By Jonathan Amos
Science reporter, BBC News, Liverpool
The remains of a tree that grew about 300 million years ago
Spectacular fossil forests have been found in the coal mines of Illinois by a US-UK team of researchers.
The group reported one discovery last year, but has since identified a further five examples.
The ancient vegetation - now turned to rock - is visible in the ceilings of mines covering thousands of hectares.
These were among the first forests to evolve on the planet, Dr Howard Falcon-Lang told the British Association Science Festival in Liverpool.
"These are the largest fossil forests found anywhere in the world at any point in geological time," he told reporters.
"It is quite extraordinary to find a fossil landscape preserved over such a vast area; and we are talking about an area the size of (the British city of) Bristol."
The forests grew just a few million years apart some 300 million years ago; and are now stacked one on top of another.
It appears the ancient land experienced repeated periods of subsidence and flooding which buried the forests in a vertical sequence.
They have since become visible because of the extensive mining operations in the border area between the states of Illinois, Indiana and Kentucky.
Scientists look up to see what would have been the forest floor
Once the coal seams have been removed (what were, essentially, the compacted soils of the forests), it is possible to go into the tunnels and look up at what would have been lying on the forest floors.
"It's a really exciting experience to drive down into these mines; it's pitch black," the Bristol University research said.
"It's kind of an odd view looking at a forest bottom-up. You can actually see upright tree stumps that are pointed vertically up above your head with the roots coming down; and adjacent to those tree stumps you see all the litter.

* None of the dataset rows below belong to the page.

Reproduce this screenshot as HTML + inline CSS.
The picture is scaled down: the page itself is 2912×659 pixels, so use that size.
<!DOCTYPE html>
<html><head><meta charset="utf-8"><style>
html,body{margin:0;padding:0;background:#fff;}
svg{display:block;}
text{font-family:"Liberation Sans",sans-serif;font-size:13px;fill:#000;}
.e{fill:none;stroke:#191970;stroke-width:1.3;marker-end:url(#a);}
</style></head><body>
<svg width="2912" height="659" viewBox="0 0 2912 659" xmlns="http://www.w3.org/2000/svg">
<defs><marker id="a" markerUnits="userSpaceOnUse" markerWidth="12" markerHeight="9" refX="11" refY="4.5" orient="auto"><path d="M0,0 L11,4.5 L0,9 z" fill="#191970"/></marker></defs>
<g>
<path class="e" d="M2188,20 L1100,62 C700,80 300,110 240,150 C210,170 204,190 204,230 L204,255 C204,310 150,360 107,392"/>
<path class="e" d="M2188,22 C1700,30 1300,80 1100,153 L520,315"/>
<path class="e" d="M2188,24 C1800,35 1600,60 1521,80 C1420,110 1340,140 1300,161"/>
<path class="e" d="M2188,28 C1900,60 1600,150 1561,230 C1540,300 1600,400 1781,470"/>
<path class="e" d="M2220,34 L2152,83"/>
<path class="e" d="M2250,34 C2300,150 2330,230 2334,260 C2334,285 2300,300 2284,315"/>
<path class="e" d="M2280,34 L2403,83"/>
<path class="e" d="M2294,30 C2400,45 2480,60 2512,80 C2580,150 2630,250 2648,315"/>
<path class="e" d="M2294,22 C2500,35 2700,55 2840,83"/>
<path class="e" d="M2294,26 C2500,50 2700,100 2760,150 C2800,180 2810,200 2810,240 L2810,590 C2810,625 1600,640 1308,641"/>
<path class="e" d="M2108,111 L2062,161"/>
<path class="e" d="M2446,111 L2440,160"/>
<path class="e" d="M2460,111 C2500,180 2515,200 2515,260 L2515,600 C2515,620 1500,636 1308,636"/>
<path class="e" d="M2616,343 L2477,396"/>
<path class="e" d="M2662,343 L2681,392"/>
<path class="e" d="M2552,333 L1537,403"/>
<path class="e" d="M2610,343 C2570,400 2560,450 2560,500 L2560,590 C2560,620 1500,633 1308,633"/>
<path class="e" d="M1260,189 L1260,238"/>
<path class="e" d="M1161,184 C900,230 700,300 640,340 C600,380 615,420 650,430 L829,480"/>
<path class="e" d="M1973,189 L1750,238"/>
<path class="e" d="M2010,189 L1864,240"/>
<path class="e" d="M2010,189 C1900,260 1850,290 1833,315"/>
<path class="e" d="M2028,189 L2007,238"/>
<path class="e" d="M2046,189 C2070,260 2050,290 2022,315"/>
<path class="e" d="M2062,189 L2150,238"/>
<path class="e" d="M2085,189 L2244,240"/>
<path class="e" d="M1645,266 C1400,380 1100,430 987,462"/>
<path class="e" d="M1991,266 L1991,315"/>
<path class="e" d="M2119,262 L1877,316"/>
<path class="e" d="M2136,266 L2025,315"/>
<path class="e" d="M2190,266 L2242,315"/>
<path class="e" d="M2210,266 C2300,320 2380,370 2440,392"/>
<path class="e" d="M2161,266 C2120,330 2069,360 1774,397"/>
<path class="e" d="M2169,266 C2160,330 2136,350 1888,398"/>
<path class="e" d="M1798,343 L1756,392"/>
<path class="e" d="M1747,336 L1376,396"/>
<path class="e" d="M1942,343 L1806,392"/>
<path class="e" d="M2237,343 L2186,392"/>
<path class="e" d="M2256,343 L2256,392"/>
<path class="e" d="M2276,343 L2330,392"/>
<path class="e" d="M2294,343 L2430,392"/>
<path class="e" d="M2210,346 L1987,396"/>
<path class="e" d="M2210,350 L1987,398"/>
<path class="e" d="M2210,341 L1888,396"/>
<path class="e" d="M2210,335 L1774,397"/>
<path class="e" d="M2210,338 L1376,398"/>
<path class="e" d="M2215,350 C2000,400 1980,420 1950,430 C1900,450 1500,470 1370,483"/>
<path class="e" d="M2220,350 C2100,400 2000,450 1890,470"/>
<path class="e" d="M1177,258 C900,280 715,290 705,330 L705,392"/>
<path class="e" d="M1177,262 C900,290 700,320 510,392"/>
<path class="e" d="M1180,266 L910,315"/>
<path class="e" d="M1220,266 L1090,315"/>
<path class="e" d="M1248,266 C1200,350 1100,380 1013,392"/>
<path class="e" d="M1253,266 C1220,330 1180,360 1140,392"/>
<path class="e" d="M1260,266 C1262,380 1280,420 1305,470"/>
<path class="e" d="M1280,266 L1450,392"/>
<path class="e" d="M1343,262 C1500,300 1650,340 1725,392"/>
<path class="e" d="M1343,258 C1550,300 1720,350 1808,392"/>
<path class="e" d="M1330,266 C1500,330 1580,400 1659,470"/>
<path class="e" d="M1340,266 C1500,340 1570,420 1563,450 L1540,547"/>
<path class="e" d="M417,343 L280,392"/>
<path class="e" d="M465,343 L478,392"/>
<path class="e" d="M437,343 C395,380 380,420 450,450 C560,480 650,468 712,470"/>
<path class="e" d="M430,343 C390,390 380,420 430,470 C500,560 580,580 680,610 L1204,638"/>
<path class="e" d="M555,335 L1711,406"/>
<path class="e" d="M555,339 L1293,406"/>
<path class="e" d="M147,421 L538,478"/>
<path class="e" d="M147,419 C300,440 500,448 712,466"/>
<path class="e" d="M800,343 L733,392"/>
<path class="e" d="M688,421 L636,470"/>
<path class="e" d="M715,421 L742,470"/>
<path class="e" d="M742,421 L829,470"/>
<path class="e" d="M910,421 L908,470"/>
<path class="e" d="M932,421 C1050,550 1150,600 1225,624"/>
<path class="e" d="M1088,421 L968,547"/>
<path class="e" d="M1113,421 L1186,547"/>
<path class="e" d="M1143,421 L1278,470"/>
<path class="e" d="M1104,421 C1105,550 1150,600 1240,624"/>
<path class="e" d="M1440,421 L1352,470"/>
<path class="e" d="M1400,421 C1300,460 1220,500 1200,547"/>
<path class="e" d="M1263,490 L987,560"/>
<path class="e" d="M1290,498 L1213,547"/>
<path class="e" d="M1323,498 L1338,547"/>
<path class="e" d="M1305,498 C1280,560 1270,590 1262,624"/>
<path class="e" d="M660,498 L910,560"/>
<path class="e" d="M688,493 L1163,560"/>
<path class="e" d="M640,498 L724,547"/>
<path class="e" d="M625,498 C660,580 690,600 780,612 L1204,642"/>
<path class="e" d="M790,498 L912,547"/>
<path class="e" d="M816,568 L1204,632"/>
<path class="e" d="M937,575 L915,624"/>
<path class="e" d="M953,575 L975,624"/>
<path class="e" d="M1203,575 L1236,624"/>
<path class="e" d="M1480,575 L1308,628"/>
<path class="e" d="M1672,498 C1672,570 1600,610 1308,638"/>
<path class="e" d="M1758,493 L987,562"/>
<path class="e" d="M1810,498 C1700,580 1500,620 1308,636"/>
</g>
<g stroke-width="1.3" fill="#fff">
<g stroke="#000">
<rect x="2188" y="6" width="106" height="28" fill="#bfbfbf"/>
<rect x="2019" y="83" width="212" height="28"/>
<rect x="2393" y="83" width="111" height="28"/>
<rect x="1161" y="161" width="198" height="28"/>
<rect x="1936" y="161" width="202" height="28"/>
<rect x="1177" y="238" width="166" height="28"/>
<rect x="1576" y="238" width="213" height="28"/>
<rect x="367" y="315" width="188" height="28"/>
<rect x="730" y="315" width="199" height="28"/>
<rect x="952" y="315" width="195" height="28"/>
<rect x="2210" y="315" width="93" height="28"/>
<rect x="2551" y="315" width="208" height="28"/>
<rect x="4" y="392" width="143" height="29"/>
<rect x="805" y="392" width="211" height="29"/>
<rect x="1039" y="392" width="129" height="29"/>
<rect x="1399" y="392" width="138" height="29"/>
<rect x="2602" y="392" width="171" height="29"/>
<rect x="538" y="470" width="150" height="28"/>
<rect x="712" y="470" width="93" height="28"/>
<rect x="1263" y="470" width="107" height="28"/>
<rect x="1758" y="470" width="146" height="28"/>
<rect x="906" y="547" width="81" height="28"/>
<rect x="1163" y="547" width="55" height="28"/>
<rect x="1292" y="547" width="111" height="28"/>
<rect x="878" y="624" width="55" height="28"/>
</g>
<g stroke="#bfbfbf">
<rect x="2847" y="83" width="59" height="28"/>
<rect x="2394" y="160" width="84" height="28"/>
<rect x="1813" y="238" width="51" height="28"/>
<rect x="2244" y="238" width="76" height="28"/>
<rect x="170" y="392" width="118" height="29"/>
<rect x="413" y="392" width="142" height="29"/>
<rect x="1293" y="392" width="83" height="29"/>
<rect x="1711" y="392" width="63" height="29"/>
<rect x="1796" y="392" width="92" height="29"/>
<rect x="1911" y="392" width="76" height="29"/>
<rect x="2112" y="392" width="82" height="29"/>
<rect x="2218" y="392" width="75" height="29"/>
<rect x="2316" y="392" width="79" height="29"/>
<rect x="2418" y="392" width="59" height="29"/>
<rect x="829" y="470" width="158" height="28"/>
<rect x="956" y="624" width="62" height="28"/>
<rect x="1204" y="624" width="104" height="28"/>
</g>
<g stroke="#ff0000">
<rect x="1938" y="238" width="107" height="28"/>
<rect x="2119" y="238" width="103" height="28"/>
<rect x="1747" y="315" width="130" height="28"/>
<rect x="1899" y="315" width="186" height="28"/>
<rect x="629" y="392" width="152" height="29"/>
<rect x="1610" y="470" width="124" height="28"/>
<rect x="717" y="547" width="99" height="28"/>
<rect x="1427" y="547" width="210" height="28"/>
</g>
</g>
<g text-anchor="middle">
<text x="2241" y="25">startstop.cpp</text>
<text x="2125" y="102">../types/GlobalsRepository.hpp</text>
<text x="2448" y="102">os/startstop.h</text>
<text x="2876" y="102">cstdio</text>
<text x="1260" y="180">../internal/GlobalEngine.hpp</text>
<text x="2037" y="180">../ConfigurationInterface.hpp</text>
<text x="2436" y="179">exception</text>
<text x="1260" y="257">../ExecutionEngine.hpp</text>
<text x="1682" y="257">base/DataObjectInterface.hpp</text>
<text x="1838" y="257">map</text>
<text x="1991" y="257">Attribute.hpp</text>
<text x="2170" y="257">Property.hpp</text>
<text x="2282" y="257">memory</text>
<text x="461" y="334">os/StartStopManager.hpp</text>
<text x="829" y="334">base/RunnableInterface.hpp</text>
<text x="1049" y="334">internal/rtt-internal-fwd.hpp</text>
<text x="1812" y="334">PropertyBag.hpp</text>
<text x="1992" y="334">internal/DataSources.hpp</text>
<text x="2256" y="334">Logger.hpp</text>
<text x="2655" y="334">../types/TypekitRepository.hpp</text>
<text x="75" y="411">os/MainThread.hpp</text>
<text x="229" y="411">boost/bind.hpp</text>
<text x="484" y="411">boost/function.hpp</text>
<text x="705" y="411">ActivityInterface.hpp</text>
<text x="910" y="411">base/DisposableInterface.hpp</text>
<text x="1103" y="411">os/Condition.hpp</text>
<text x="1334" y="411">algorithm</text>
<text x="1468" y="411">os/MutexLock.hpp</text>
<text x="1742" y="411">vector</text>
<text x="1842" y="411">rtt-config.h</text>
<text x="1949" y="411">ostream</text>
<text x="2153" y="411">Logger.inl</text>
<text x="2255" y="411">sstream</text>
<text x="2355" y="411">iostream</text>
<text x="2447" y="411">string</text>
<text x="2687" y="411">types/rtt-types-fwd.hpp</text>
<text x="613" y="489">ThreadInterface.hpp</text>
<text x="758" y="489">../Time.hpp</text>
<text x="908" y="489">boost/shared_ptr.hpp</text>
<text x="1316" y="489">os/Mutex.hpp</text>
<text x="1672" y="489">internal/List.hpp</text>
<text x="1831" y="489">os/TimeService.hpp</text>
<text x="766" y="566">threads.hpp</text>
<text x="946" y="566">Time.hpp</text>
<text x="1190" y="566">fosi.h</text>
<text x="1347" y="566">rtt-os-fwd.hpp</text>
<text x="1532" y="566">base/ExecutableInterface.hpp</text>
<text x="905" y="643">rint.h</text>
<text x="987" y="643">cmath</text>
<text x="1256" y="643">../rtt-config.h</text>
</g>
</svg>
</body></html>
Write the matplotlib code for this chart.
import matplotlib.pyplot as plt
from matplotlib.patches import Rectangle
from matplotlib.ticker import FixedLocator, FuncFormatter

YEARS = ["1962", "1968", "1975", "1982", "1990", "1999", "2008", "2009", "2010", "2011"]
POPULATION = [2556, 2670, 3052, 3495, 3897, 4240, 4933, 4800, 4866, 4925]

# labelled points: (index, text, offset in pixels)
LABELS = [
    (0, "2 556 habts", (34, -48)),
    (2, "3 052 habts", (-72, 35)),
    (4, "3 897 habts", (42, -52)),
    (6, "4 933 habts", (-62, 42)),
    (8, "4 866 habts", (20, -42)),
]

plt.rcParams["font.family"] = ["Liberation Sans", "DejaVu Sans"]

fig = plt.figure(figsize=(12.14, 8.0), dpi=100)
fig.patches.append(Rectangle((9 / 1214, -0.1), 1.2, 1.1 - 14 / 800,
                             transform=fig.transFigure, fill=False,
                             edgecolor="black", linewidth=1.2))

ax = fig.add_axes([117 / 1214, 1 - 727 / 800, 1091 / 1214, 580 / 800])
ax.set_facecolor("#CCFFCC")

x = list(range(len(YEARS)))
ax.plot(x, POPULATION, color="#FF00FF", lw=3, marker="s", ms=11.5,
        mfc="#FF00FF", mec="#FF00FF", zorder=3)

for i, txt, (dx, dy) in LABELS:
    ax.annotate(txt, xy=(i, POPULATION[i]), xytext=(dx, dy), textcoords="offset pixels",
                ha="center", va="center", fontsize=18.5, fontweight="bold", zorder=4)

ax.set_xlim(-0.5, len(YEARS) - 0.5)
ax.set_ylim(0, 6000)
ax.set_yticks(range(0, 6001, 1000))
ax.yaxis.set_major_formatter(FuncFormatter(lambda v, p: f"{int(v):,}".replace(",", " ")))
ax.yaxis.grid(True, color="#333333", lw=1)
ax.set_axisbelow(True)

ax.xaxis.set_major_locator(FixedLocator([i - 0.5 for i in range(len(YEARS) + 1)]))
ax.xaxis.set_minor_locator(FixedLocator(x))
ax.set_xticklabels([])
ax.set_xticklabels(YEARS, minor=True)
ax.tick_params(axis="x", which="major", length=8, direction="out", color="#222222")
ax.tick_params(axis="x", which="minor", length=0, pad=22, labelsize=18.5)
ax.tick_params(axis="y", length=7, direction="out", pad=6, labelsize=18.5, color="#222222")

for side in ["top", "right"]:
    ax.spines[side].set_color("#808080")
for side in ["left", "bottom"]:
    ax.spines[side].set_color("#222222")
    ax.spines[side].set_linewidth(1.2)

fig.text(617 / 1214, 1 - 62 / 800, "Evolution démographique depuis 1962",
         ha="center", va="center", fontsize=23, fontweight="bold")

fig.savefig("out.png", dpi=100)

"We found 30m-long trunks that had fallen with their crowns perfectly preserved."
Some of the preservation is exquisite
The researchers believe their study of these ancient forests could give hints to how modern rainforests might react in a warmer world.
The six forests straddle a period in Earth history 306 million years ago that saw a rapid shift from an icehouse climate with big polar ice caps to a greenhouse climate in which the ice caps would have melted.
"The fascinating thing we've discovered is that the rainforests dramatically collapse approximately coincident with the greenhouse warming," explained Dr Falcon-Lang.
"Long-lived forests dominated by giant club moss trees almost overnight (in a geological sense) are replaced by rather weedy fern vegetation."
The next stage of the research is to try to refine the timings of events all those years ago, and work out the exact environmental conditions that existed. The thresholds that triggered the ancient collapse can then be compared with modern circumstances.